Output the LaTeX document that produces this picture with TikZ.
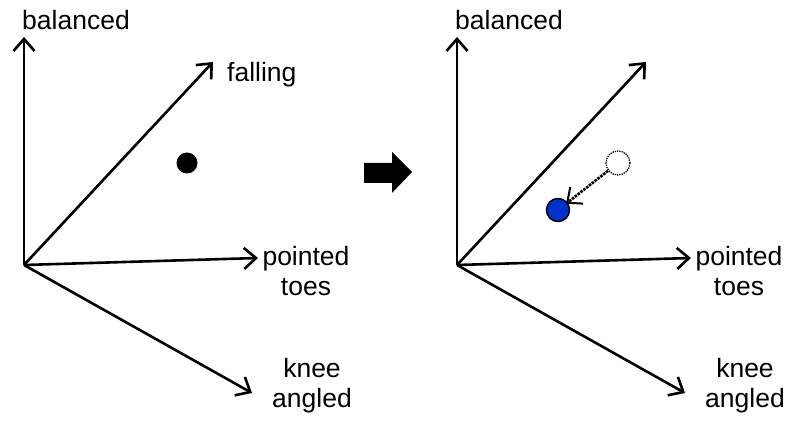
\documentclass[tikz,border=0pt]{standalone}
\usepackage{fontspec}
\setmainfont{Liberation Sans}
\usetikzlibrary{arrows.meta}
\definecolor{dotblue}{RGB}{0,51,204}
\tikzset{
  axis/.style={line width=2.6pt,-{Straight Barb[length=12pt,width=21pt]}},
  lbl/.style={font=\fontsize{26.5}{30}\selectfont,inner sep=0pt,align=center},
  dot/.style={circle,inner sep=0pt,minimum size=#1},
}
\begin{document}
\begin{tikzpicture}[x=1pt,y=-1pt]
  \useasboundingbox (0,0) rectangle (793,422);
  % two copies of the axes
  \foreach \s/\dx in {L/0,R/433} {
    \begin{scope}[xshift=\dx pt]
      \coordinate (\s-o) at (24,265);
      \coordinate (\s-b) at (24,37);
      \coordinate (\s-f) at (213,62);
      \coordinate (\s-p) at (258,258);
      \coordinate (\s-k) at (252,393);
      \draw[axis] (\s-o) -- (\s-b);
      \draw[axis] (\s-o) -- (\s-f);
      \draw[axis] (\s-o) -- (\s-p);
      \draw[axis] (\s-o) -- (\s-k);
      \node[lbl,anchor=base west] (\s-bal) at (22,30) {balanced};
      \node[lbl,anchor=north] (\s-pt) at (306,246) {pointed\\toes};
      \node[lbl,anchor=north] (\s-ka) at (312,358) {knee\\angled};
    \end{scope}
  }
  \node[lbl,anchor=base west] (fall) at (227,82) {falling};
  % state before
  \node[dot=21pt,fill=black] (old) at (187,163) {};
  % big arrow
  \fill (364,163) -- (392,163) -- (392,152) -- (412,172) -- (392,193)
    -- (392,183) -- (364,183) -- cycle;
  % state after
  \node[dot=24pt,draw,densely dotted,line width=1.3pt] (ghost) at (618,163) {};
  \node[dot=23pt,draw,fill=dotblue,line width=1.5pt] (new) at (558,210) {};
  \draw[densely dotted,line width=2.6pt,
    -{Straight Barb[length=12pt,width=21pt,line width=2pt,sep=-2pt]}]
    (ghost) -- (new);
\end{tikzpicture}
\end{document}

## Task to carry out
Skip the images and write out the rest of the listing exactly.

## Response to the task
Output the LaTeX document that produces this picture with TikZ.
\documentclass[tikz,border=0pt]{standalone}
\usepackage{fontspec}
\setmainfont{Liberation Sans}
\usetikzlibrary{arrows.meta}
\definecolor{dotblue}{RGB}{0,51,204}
\tikzset{
  axis/.style={line width=2.6pt,-{Straight Barb[length=12pt,width=21pt]}},
  lbl/.style={font=\fontsize{26.5}{30}\selectfont,inner sep=0pt,align=center},
  dot/.style={circle,inner sep=0pt,minimum size=#1},
}
\begin{document}
\begin{tikzpicture}[x=1pt,y=-1pt]
  \useasboundingbox (0,0) rectangle (793,422);
  % two copies of the axes
  \foreach \s/\dx in {L/0,R/433} {
    \begin{scope}[xshift=\dx pt]
      \coordinate (\s-o) at (24,265);
      \coordinate (\s-b) at (24,37);
      \coordinate (\s-f) at (213,62);
      \coordinate (\s-p) at (258,258);
      \coordinate (\s-k) at (252,393);
      \draw[axis] (\s-o) -- (\s-b);
      \draw[axis] (\s-o) -- (\s-f);
      \draw[axis] (\s-o) -- (\s-p);
      \draw[axis] (\s-o) -- (\s-k);
      \node[lbl,anchor=base west] (\s-bal) at (22,30) {balanced};
      \node[lbl,anchor=north] (\s-pt) at (306,246) {pointed\\toes};
      \node[lbl,anchor=north] (\s-ka) at (312,358) {knee\\angled};
    \end{scope}
  }
  \node[lbl,anchor=base west] (fall) at (227,82) {falling};
  % state before
  \node[dot=21pt,fill=black] (old) at (187,163) {};
  % big arrow
  \fill (364,163) -- (392,163) -- (392,152) -- (412,172) -- (392,193)
    -- (392,183) -- (364,183) -- cycle;
  % state after
  \node[dot=24pt,draw,densely dotted,line width=1.3pt] (ghost) at (618,163) {};
  \node[dot=23pt,draw,fill=dotblue,line width=1.5pt] (new) at (558,210) {};
  \draw[densely dotted,line width=2.6pt,
    -{Straight Barb[length=12pt,width=21pt,line width=2pt,sep=-2pt]}]
    (ghost) -- (new);
\end{tikzpicture}
\end{document}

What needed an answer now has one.